Sunday, August 23, 2009

Cure of Ars - Shrewsbury MO

August 25, 2009
11 am Mass

I did find out after Mass that the priest who celebrated Mass was actually a visiting priest, but was the pastor at one time.

After driving right past the entrance, as the Church is set back from the street behind the trees, I arrived. The Church building is essentially a box attached to another box. I initially couldn't find the entrance but after following the crowd...I managed.

The Church of Cure of Ars is small church. I'm convinced it is about the size of my high school Chapel (St. Elizabeth Academy), meaning it probably doesn't hold more than 250-300 people. It also looks like the church was only supposed to be a temporary church until the parish had funds to build a proper Church. Every time I looked at the ceiling, I thought I was in a banquet hall.

However, appearances can be deceiving. Father said Mass incredibly reverently and followed the book word for word. There was a Chalice veil, and the Precious Blood was kept covered during the Eucharistic Prayer. Father even sang/chanted the opening and closing prayers.

The music selections were very traditionally minded and played on the organ.
Opening: The Church's One Foundation
Offertory: When Love is Found
Communion: Taste and See
Closing: Love Divine, All Loves Excelling

The Kyrie was in Greek (YAY!) and the Gloria was in Latin (WOW!). I was kind of disappointed the rest of the Mass parts were not in Latin, but as Fr. Z says "Brick by Brick."

The homily was probably one of the most intellectually stimulating homilies I've heard in a long time. Father linked the nature of marriage to the centrality of Christ and how marriage mirrors the relationship of the Trinity and also how this ties into the relationship between the Church, priests, bishops and the Pope. Father also mentioned St. Athnasius (?) and threw in some uncommon words such as exegesis and some Latin phrases, specifically the one about how bishops are "With Peter and Under Peter" (if you know the actual Latin, drop me a comment with it!).

The pastor, who was a monsignor (purply-cassock), came out to help with Communion and stayed to greet people after Mass.

I will have to say, there weren't great hordes of people who were late, unlike other parishes I have visited. Also, the parishioners were appropriately dressed; no teenagers with unbrushed hair and daisy dukes or females with dresses and skirts so tight or short, you wonder how they are genuflecting or kneeling in them.

A lovely experience this morning indeed.

Parish website (courtesy of Archdiocese)


View from the Back Pew!

Statue of St. John Vianney, Cure of Ars
(why, yes, I did photoshop the reflection was in it!)

Our Lady's Grotto
(This is how I imagine Lourdes looked. Sorry it's blurry...)

Until next Sunday!


  1. um, the purply cassock has a name.
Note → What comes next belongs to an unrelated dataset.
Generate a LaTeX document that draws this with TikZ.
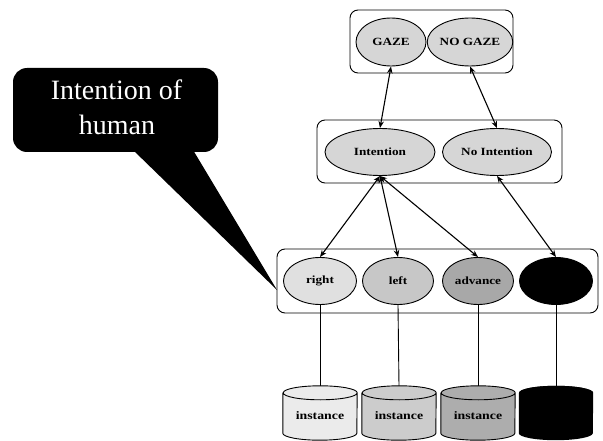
\documentclass[tikz,border=0pt]{standalone}
\usepackage{fontspec}
\setmainfont{Liberation Serif}
\newfontfamily\lblfont[FakeStretch=1.2]{Liberation Serif}
\newfontfamily\calloutfont{Liberation Serif}
\usetikzlibrary{arrows.meta, shapes.geometric}
\definecolor{topfill}{gray}{0.84}
\definecolor{rightfill}{gray}{0.88}
\definecolor{leftfill}{gray}{0.78}
\definecolor{advfill}{gray}{0.66}
\definecolor{cylA}{gray}{0.92}
\definecolor{cylB}{gray}{0.80}
\definecolor{cylC}{gray}{0.68}
\tikzset{
  group/.style={draw, line width=0.9pt, rounded corners=8pt, inner sep=0pt},
  state/.style={draw, ellipse, line width=0.9pt, inner sep=0pt,
    minimum width=72pt, minimum height=47pt, font=\lblfont\bfseries\fontsize{11}{13}\selectfont},
  link/.style={line width=1.1pt, {Stealth[length=7pt,width=5.5pt]}-{Stealth[length=7pt,width=5.5pt]}},
  feed/.style={line width=0.9pt},
  dbanchor/.style={inner sep=0pt, minimum width=74pt, minimum height=54pt},
  calltextstyle/.style={text=white, inner sep=0pt, anchor=base,
    font=\calloutfont\fontsize{28}{33}\selectfont}
}
% cylinder drawn around a named anchor node: #1 node, #2 fill, #3 label
\newcommand{\dbdraw}[3]{%
  \fill[#2] ([yshift=-7pt]#1.north west) -- ([yshift=7pt]#1.south west)
    arc[start angle=180, end angle=360, x radius=37pt, y radius=7pt]
    -- ([yshift=-7pt]#1.north east)
    arc[start angle=0, end angle=180, x radius=37pt, y radius=7pt] -- cycle;
  \draw[line width=0.9pt] ([yshift=-7pt]#1.north west) -- ([yshift=7pt]#1.south west)
    arc[start angle=180, end angle=360, x radius=37pt, y radius=7pt]
    -- ([yshift=-7pt]#1.north east)
    arc[start angle=0, end angle=360, x radius=37pt, y radius=7pt];
  \node[font=\lblfont\bfseries\fontsize{11.5}{13}\selectfont] at ([yshift=-3pt]#1.center) {#3};%
}
\begin{document}
\begin{tikzpicture}[x=1pt, y=-1pt]
\useasboundingbox (0,0) rectangle (603,441);

% grouping boxes
\node[group, minimum width=163pt, minimum height=63pt] (gazebox) at (431.5,41.5) {};
\node[group, minimum width=245pt, minimum height=63pt] (intbox) at (439.5,151.5) {};
\node[group, minimum width=321pt, minimum height=64pt] (actbox) at (437.5,281) {};

% gaze layer
\node[state, fill=topfill, minimum width=70pt, minimum height=48pt] (gaze) at (391,42) {GAZE};
\node[state, fill=topfill, minimum width=70pt, minimum height=48pt] (nogaze) at (470,42) {NO GAZE};

% intention layer
\node[state, fill=topfill, minimum width=110pt] (intent) at (380,152) {Intention};
\node[state, fill=topfill, minimum width=109pt] (nointent) at (497,152) {No Intention};

% action layer
\node[state, fill=rightfill, minimum width=73pt] (right) at (320,281) {right};
\node[state, fill=leftfill, minimum width=71pt] (left) at (398,281) {left};
\node[state, fill=advfill, minimum width=71pt] (advance) at (478,281) {advance};
\node[state, fill=black, minimum width=73pt] (other) at (556,281) {};

% instance stores
\node[dbanchor] (dbA) at (320,413) {};
\node[dbanchor] (dbB) at (399,413) {};
\node[dbanchor] (dbC) at (478,413) {};
\node[dbanchor] (dbD) at (556,413) {};

\draw[feed] (right.south) -- (dbA.north);
\draw[feed] (left.south) -- (dbB.north);
\draw[feed] (advance.south) -- (dbC.north);
\draw[feed] (other.south) -- (dbD.north);

\dbdraw{dbA}{cylA}{instance}
\dbdraw{dbB}{cylB}{instance}
\dbdraw{dbC}{cylC}{instance}
\fill[black] ([yshift=-7pt]dbD.north west) -- ([yshift=7pt]dbD.south west)
    arc[start angle=180, end angle=360, x radius=37pt, y radius=7pt]
    -- ([yshift=-7pt]dbD.north east)
    arc[start angle=0, end angle=180, x radius=37pt, y radius=7pt] -- cycle;
\fill[black] ([yshift=-7pt]dbD.north) ellipse[x radius=37pt, y radius=7pt];

% links between layers
\draw[link] (gaze.south) -- (intent.north);
\draw[link] (nogaze.south) -- (nointent.north);
\draw[link] (intent.south) -- (right.north);
\draw[link] (intent.south) -- (left.north);
\draw[link] (intent.south) -- (advance.north);
\draw[link] (nointent.south) -- (other.north);

% callout
\coordinate (tip) at (277,290);
\fill[black] (133,150) -- (tip) -- (193,150) -- cycle;
\node[fill=black, rounded corners=14pt, minimum width=205pt, minimum height=84pt,
      inner sep=0pt] (callout) at (115.5,110) {};
\node[calltextstyle] (callA) at (116.5,100) {Intention of};
\node[calltextstyle] (callB) at (117,135) {human};
\end{tikzpicture}
\end{document}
The Msgr. is a Prelate of Honor, and it is magenta, not purple :p

  2. What's the name of the cassock? He had fringy stuff too under his surplice ...

    Thanks! :)

  3. Woah hey! I was at that Mass too! (Thanks for visiting my new parish ;-)

    You might've seen me on my bike... I'm guessing you were the one over by the marian grotto afterwards?

  4. Oh, btw - the cassock is simply a Monsignor's cassock, and the fringy stuff is basically just lace. Or 'Catholic bling,' if you will ;-)

  5. I've found over the years, that usually the parish with a lower average income is the one with the most reverance. Even when I was living pretty "high on the hog" I always affiliated with one of those. This seems to be a lovely parish. Bless them and you for sharing.

  6. Hey Jeff!!! I did see you! I was like hey...that looks like Geerling...
    I thought I saw you some time during the Mass too...

    Loves Catholic Bling....

  7. Sounds like a lovely service. This blog is a neat idea. I've been a Cathedral Basilica parishioner for several years, but find the place completely impersonal, and am starting to explore other options.